Naïve dimwit Chechen gangster NoHo Hank, a truly terrific Anthony Carrigan, is navigating his own fantastically preposterous maze as well, which includes his closeted homosexuality, deadly Chechen gang politics and a love affair with Cristobal (Michael Irby), a leader in a rival Bolivian gang.

Both Carrigan and Winkler are so great in their roles that it makes me giddy. These aren’t the usual sitcom caricatures, these are well-written, multi-dimensional characters brought to life by gifted, committed actors of great skill, and the results are glorious.

The rest of the cast, from big roles to small, are top notch as well, from D’Arcy Carden as Natalie Greer, Sally’s assistant, to Elizabeth Perkins as Diane Villa the head of BanShe the network for women, to Tom Allen as Mitch the philosopher baker.  

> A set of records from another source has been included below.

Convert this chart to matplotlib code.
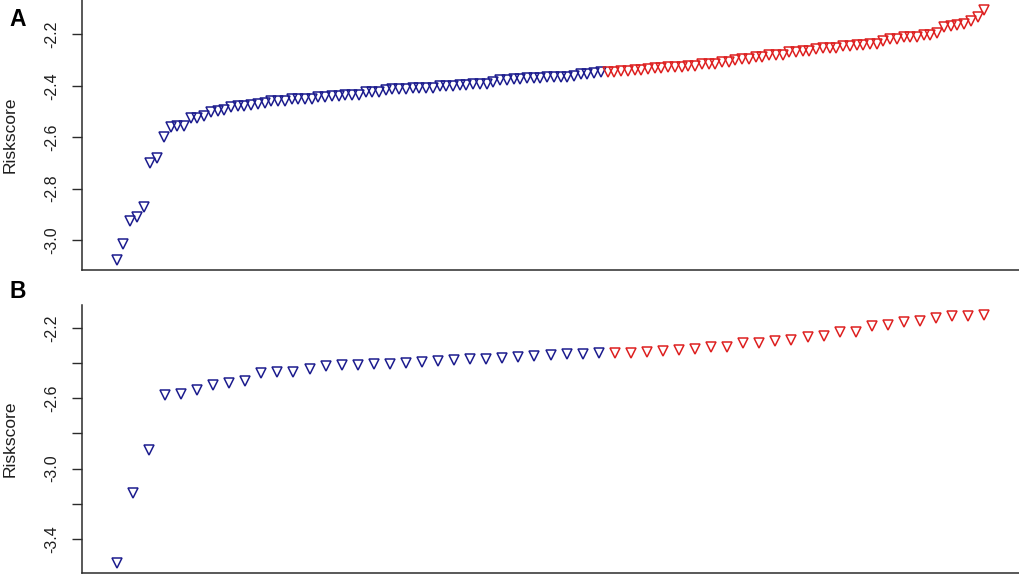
import matplotlib
matplotlib.use("Agg")
import matplotlib.pyplot as plt
import numpy as np

plt.rcParams['font.family'] = ['Liberation Sans', 'DejaVu Sans']

# panel A: sorted risk scores, first n_low_a are low risk (blue), rest high (red)
risk_a = [-3.078, -3.016, -2.928, -2.909, -2.873, -2.702, -2.680, -2.601, -2.562, -2.558,
          -2.556, -2.527, -2.526, -2.516, -2.501, -2.497, -2.496, -2.484, -2.480, -2.477,
          -2.474, -2.469, -2.466, -2.460, -2.459, -2.458, -2.453, -2.452, -2.451, -2.450,
          -2.443, -2.442, -2.439, -2.438, -2.437, -2.436, -2.435, -2.426, -2.424, -2.423,
          -2.415, -2.413, -2.412, -2.411, -2.410, -2.409, -2.408, -2.407, -2.401, -2.400,
          -2.399, -2.396, -2.395, -2.394, -2.393, -2.392, -2.387, -2.379, -2.378, -2.374,
          -2.373, -2.369, -2.368, -2.368, -2.367, -2.366, -2.365, -2.364, -2.363, -2.356,
          -2.355, -2.349, -2.348,
          -2.346, -2.345, -2.344, -2.343, -2.338, -2.337, -2.336, -2.330, -2.329, -2.328,
          -2.327, -2.327, -2.323, -2.322, -2.316, -2.315, -2.314, -2.309, -2.308, -2.300,
          -2.295, -2.294, -2.289, -2.288, -2.281, -2.280, -2.279, -2.268, -2.267, -2.266,
          -2.265, -2.255, -2.254, -2.253, -2.252, -2.245, -2.244, -2.243, -2.240, -2.239,
          -2.238, -2.227, -2.219, -2.218, -2.211, -2.210, -2.209, -2.204, -2.203, -2.195,
          -2.173, -2.169, -2.165, -2.160, -2.146, -2.133, -2.105]
n_low_a = 73

# panel B
risk_b = [-3.537, -3.137, -2.895, -2.583, -2.578, -2.551, -2.527, -2.512, -2.504, -2.457,
          -2.451, -2.451, -2.432, -2.414, -2.410, -2.409, -2.406, -2.404, -2.402, -2.394,
          -2.389, -2.385, -2.379, -2.376, -2.370, -2.364, -2.357, -2.353, -2.351, -2.349,
          -2.343,
          -2.343, -2.341, -2.334, -2.333, -2.327, -2.319, -2.309, -2.306, -2.287, -2.285,
          -2.275, -2.268, -2.249, -2.244, -2.224, -2.221, -2.190, -2.183, -2.164, -2.163,
          -2.145, -2.134, -2.133, -2.126]
n_low_b = 31

ticks_a = [-3.0, -2.8, -2.6, -2.4, -2.2]
tick_labels_a = ['-3.0', '-2.8', '-2.6', '-2.4', '-2.2']
ticks_b = [-3.4, -3.2, -3.0, -2.8, -2.6, -2.4, -2.2]
tick_labels_b = ['-3.4', '', '-3.0', '', '-2.6', '', '-2.2']

blue = '#1c1c8e'
red = '#de2020'
dark = '#2b2b2b'

W, H = 1020, 575
fig = plt.figure(figsize=(W / 100, H / 100), dpi=100)


def panel(rect, vals, n_low, ticks, labels, letter, letter_y):
    ax = fig.add_axes(rect)
    n = len(vals)
    x = np.arange(1, n + 1)
    ax.plot(x[:n_low], vals[:n_low], linestyle='none', marker='v', ms=7.2,
            mfc='none', mec=blue, mew=1.1)
    ax.plot(x[n_low:], vals[n_low:], linestyle='none', marker='v', ms=7.2,
            mfc='none', mec=red, mew=1.1)
    # R style 4% padding
    pad = 0.04 * (n - 1)
    ax.set_xlim(1 - pad, n + pad)
    lo, hi = min(vals), max(vals)
    ypad = 0.04 * (hi - lo)
    ax.set_ylim(lo - ypad, hi + ypad)
    ax.set_xticks([])
    ax.set_yticks(ticks)
    ax.set_yticklabels(labels, rotation=90, va='center')
    ax.tick_params(axis='y', length=7.5, width=1.0, color=dark, pad=9,
                   labelsize=11.5, labelcolor='#1e1e1e')
    for s in ['top', 'right']:
        ax.spines[s].set_visible(False)
    for s in ['left', 'bottom']:
        ax.spines[s].set_color(dark)
        ax.spines[s].set_linewidth(1.1)
    # y label placed in figure pixels so it stays inside the picture
    y0 = rect[1] + rect[3] / 2
    fig.text(10 / W, y0, 'Riskscore', rotation=90, fontsize=12.5, color='#1e1e1e',
             ha='center', va='center')
    fig.text(18 / W, 1 - letter_y / H, letter, fontsize=16.5, fontweight='bold',
             ha='center', va='center', color='black')
    return ax


left = 82 / W
width = (1019 - 82) / W
panel([left, 1 - 270 / H, width, 270 / H], risk_a, n_low_a, ticks_a, tick_labels_a, 'A', 20)
panel([left, 1 - 573 / H, width, (573 - 305) / H], risk_b, n_low_b, ticks_b, tick_labels_b, 'B', 292)

fig.savefig('out.png', dpi=100, facecolor='white')
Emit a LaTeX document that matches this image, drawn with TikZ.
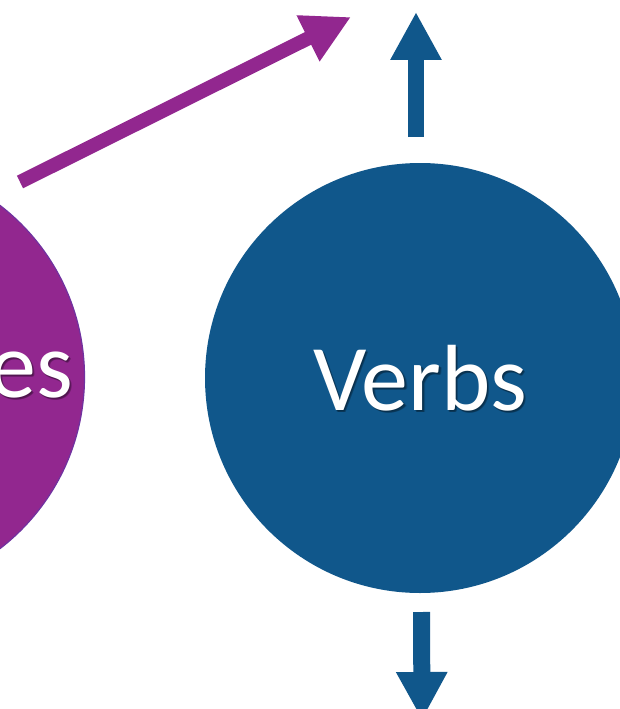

The writing is equally as good, and in the final half of season three is just fantastic. But what is most appealing about Barry, this season in particular, is the direction. Each sequence is so well designed, both cinematically and dramatically, that it feels like a master filmmaker is behind the camera.

Bill Hader and his co-creator Alec Berg directed all the episodes in season three, and their work is jaw-droppingly impressive. From the viscerally unnerving motorcycle sequence to the podcast sound-room sequence to the FaceTime to Chechnya/police raid/Bolivian hit sequence, all of the action sequences are unique in design and execution, and it makes Barry a glory to behold. Most television directors, even the good ones, have limited visual and creative imagination, usually because their ambition is stunted by the limitations of the medium and the business of television. But Hader and Berg are not infected by any such afflictions, and their vision is so clear and their direction so crisp, that Barry feels like cinema rather than tv.

As for the comedy, season three is less aggressively funny than its predecessors, but the humor that is there works because it is so deliciously dark. For example, there’s an action sequence, the aforementioned “sound-room” scene, that is incredibly disturbing, but which made me laugh out loud at a particularly bizarre moment amongst the depravity. This is what is so great about Barry, it isn’t forcing the laughs, it just lets you marinate in the madness of its premise and then jolts you with dark absurdities that are undeniably funny even if they are barbaric, or maybe even because they are barbaric.

Due to Covid and all the rest, we had to wait three years between season two and season three of Barry. Thankfully, HBO has greenlit season four of the series, and hopefully the wait between season three and four will be considerably shorter because Barry is undeniably one of the very best things on tv, and I’d like to think we deserve good things.